Greenspan speaks to how irrational markets can be:
Michael, Thanks for making all of your podcasts available to the public. Please keep up the good work. I thought you might find the quote below from Alan Greenspan of interest. It’s from a 10/26/13 interview with the FT entitled “Crash Course”:
“…He [Greenspan] admits that he first saw how irrational finance could become as long ago as the 1950s and 1960s when he briefly tried, as a young New York economist, to trade commodity markets. Back then he thought he could predict cotton values ‘from the outside, looking at supply-demand forces’. But when he actually ‘bought a seat in the market and did a lot of trading’, he discovered that rational logic did not always rule. ‘There were a couple of guys in the exchange who couldn’t tell a hide from copper sheeting but they made a lot of money. Why? They weren’t trading a commodity but human nature…and there is something about human nature which is not rational‘…”
Trend following foundational point #1,232,980.

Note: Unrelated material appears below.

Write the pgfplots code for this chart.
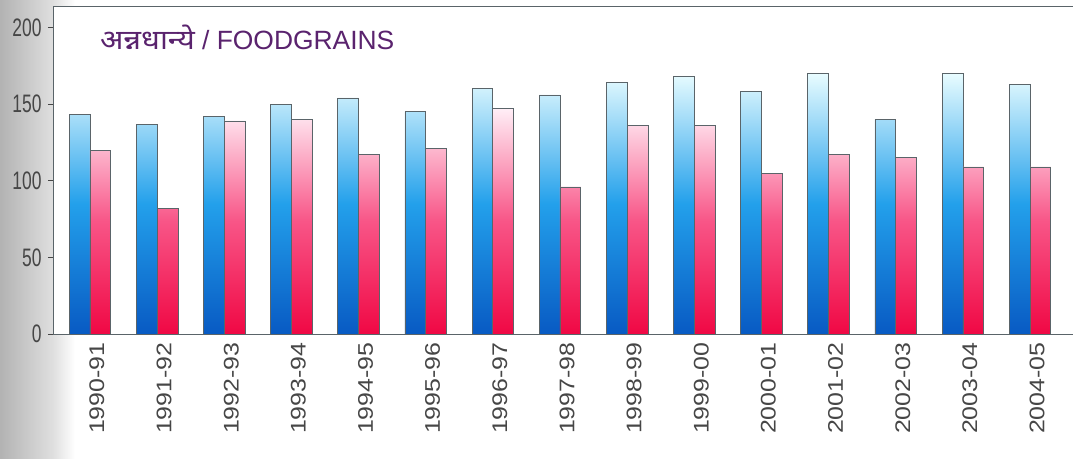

From The Wall Street Journal:
“I’ve always considered myself more of a mathematician than a psychologist,” says Mr. Greenspan. But after the Fed’s model failed to predict the financial crisis, he realized that there is more to forecasting than numbers. “It all fell apart, in the sense that not a single major forecaster of note or institution caught it,” he says. “The Federal Reserve has got the most elaborate econometric model, which incorporates all the newfangled models of how the world works—and it missed it completely.” He says JP Morgan had put out a forecast three days before the crisis saying the economy was on the rise. And as late as 2007, the International Monetary Fund also said that global risk was declining. “A few days [after the crisis hit], I run into an article, and it is titled, ‘Do we economists know anything?’ ” he says.
Mr. Greenspan set out to find his blind spot step by step. First he drew the conclusion that the nonfinancial sector of the economy had been healthy. The problem lay in finance, because of its vulnerability to spells of euphoria and irrational fear. Studying the results of herd behavior provided him with some surprises. “I was actually flabbergasted,” he says. “It upended my view of how the world works.”
He concluded that fear has at least three times the effect of euphoria in producing market gyrations. “I wouldn’t have dared write anything like that before,” he says.
Studying the minutiae of the events leading to the financial crisis brought to mind some lessons from his famous friendship, from the 1950s on, with the late Objectivist philosopher Ayn Rand. He says that Rand didn’t influence him politically—he was always a libertarian—but she did point out tensions in his philosophy about life. “She caught me in contradictions, which shook me, and I said, ‘My God, she is right,’ ” he says.
Mr. Greenspan then believed in analysis based mainly on hard science and empirical facts. Rand told him that unless he considered human nature and its irrational side, he would “miss a very large part of how human beings behaved.” At the time they weren’t discussing economics, but today he realizes the full impact of emotions and instincts on markets. He also has come to admire psychologist and Princeton University professor emeritus Daniel Kahneman’s work applying psychological insights to economic theory, for which he won a Nobel Prize in 2002.
Good for Greenspan. So late to the party.